(Entries with chart source code)
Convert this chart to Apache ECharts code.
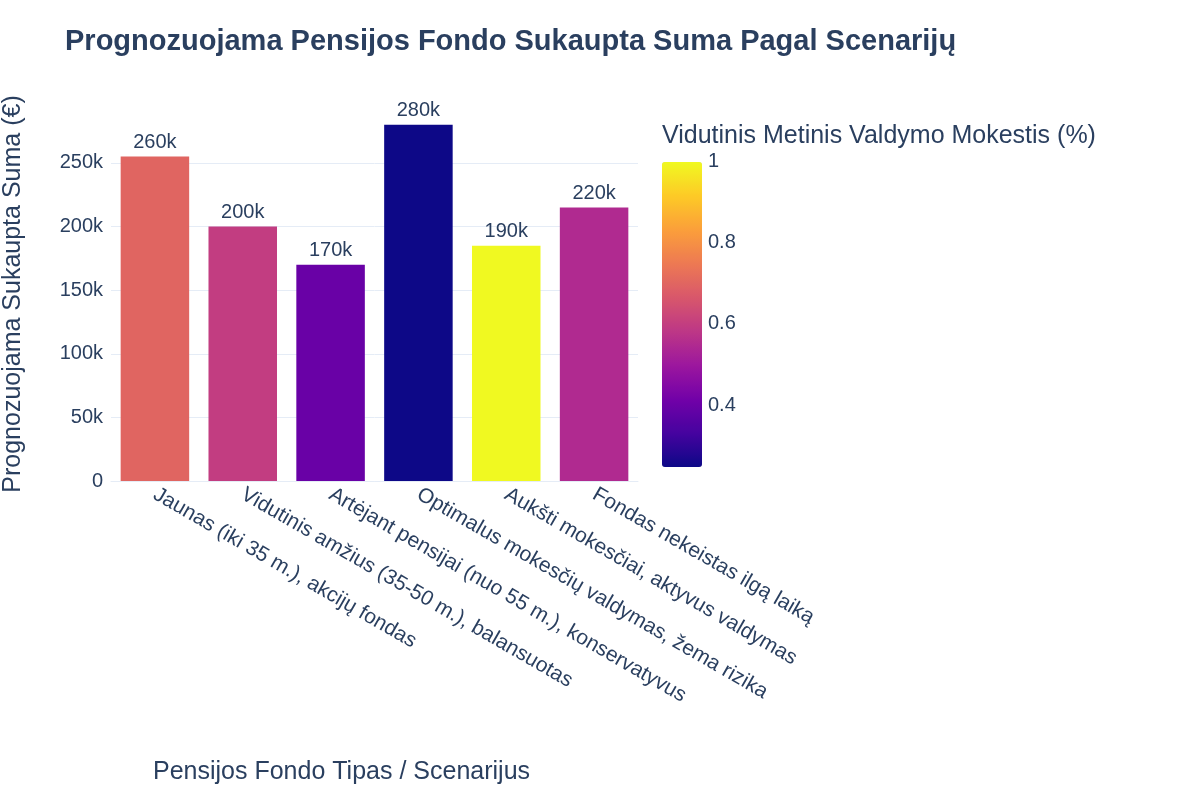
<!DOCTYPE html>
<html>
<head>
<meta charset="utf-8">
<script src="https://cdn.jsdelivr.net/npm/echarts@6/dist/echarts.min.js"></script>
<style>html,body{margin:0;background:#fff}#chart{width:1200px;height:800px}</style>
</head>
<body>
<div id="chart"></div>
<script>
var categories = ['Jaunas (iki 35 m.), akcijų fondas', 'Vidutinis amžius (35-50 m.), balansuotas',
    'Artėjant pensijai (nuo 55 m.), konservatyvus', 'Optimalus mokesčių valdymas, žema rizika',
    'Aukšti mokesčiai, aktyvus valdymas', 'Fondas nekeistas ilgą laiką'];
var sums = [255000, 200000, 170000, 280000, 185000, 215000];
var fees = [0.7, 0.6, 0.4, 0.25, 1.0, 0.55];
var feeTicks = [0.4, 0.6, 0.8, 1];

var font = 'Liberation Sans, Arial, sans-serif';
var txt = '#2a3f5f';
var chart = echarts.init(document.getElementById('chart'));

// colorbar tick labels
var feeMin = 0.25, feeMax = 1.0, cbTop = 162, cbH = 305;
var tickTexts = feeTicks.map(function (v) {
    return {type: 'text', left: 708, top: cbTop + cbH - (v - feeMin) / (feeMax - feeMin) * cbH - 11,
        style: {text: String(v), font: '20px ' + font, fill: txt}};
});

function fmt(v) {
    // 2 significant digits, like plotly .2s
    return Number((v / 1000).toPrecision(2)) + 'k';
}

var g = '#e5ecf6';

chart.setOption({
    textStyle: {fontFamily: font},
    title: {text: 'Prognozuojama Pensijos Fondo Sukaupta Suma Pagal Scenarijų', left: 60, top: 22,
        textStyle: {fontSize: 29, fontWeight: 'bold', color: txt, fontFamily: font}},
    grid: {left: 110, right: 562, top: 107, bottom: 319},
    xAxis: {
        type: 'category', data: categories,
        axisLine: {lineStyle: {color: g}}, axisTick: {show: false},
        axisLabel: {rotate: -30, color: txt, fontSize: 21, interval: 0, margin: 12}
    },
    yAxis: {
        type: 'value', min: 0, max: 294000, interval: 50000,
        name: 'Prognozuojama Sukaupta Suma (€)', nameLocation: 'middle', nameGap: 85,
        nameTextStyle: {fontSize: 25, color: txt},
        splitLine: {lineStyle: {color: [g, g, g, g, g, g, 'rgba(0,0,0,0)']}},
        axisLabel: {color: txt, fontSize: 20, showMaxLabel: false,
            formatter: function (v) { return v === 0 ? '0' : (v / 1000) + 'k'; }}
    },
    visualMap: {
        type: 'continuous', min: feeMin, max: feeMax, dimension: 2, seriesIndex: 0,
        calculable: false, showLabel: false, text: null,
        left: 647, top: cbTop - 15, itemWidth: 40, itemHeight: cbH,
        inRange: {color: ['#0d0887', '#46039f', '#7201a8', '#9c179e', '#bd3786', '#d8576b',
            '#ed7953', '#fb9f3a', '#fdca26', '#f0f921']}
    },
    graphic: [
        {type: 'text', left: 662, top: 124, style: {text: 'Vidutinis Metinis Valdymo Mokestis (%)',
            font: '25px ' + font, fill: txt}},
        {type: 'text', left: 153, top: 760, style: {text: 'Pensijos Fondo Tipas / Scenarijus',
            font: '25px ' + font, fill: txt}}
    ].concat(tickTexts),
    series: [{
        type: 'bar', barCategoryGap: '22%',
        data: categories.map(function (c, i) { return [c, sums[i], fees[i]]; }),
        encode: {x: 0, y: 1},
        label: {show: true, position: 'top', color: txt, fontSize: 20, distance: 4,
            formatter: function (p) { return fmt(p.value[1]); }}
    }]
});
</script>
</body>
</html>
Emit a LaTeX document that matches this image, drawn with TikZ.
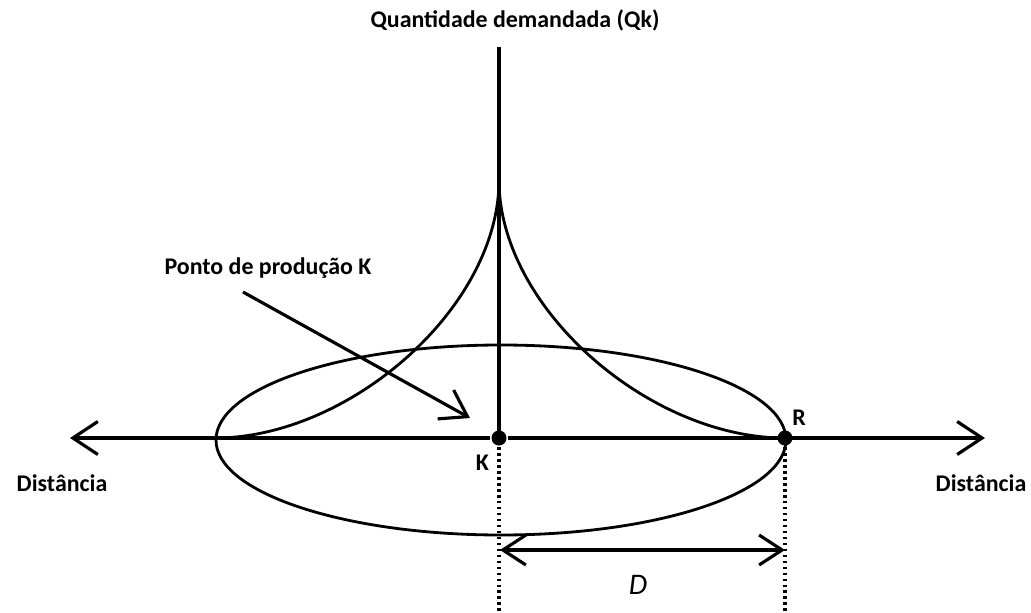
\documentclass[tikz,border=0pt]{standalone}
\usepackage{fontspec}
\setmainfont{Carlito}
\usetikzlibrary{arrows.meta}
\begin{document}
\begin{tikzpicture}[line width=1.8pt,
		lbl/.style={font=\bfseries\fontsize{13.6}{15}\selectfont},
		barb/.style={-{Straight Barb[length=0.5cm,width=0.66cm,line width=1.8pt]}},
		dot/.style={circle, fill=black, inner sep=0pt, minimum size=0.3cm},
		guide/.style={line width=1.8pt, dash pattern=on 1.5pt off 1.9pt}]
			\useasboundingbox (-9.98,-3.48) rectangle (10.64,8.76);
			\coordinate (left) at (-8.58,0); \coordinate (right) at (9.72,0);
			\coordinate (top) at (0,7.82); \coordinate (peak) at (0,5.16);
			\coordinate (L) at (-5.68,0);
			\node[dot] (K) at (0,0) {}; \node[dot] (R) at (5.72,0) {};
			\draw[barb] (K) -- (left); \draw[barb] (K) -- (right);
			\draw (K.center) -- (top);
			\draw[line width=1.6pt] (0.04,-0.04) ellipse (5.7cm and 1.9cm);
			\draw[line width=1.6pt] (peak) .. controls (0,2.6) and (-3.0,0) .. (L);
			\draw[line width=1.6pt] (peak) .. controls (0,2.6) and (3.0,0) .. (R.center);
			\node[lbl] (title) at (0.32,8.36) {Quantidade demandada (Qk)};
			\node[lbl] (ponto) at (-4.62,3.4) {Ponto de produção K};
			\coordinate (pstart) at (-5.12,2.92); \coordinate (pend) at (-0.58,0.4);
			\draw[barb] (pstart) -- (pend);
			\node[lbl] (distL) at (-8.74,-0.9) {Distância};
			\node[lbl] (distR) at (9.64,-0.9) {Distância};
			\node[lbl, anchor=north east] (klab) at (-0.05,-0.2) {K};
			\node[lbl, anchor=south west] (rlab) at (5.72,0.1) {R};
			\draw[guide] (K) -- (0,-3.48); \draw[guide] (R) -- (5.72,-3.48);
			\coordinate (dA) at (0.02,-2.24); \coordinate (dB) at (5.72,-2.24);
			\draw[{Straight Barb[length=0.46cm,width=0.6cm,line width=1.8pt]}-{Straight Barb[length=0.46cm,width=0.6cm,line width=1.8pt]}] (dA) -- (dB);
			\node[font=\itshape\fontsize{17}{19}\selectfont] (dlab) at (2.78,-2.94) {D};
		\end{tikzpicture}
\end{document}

__Given request__:
Print exactly the first line of the entries and every line after it through the one that contains "var g = '#e5ecf6';", leaving the pictures out.

__Final result__:
Convert this chart to Apache ECharts code.
<!DOCTYPE html>
<html>
<head>
<meta charset="utf-8">
<script src="https://cdn.jsdelivr.net/npm/echarts@6/dist/echarts.min.js"></script>
<style>html,body{margin:0;background:#fff}#chart{width:1200px;height:800px}</style>
</head>
<body>
<div id="chart"></div>
<script>
var categories = ['Jaunas (iki 35 m.), akcijų fondas', 'Vidutinis amžius (35-50 m.), balansuotas',
    'Artėjant pensijai (nuo 55 m.), konservatyvus', 'Optimalus mokesčių valdymas, žema rizika',
    'Aukšti mokesčiai, aktyvus valdymas', 'Fondas nekeistas ilgą laiką'];
var sums = [255000, 200000, 170000, 280000, 185000, 215000];
var fees = [0.7, 0.6, 0.4, 0.25, 1.0, 0.55];
var feeTicks = [0.4, 0.6, 0.8, 1];

var font = 'Liberation Sans, Arial, sans-serif';
var txt = '#2a3f5f';
var chart = echarts.init(document.getElementById('chart'));

// colorbar tick labels
var feeMin = 0.25, feeMax = 1.0, cbTop = 162, cbH = 305;
var tickTexts = feeTicks.map(function (v) {
    return {type: 'text', left: 708, top: cbTop + cbH - (v - feeMin) / (feeMax - feeMin) * cbH - 11,
        style: {text: String(v), font: '20px ' + font, fill: txt}};
});

function fmt(v) {
    // 2 significant digits, like plotly .2s
    return Number((v / 1000).toPrecision(2)) + 'k';
}

var g = '#e5ecf6';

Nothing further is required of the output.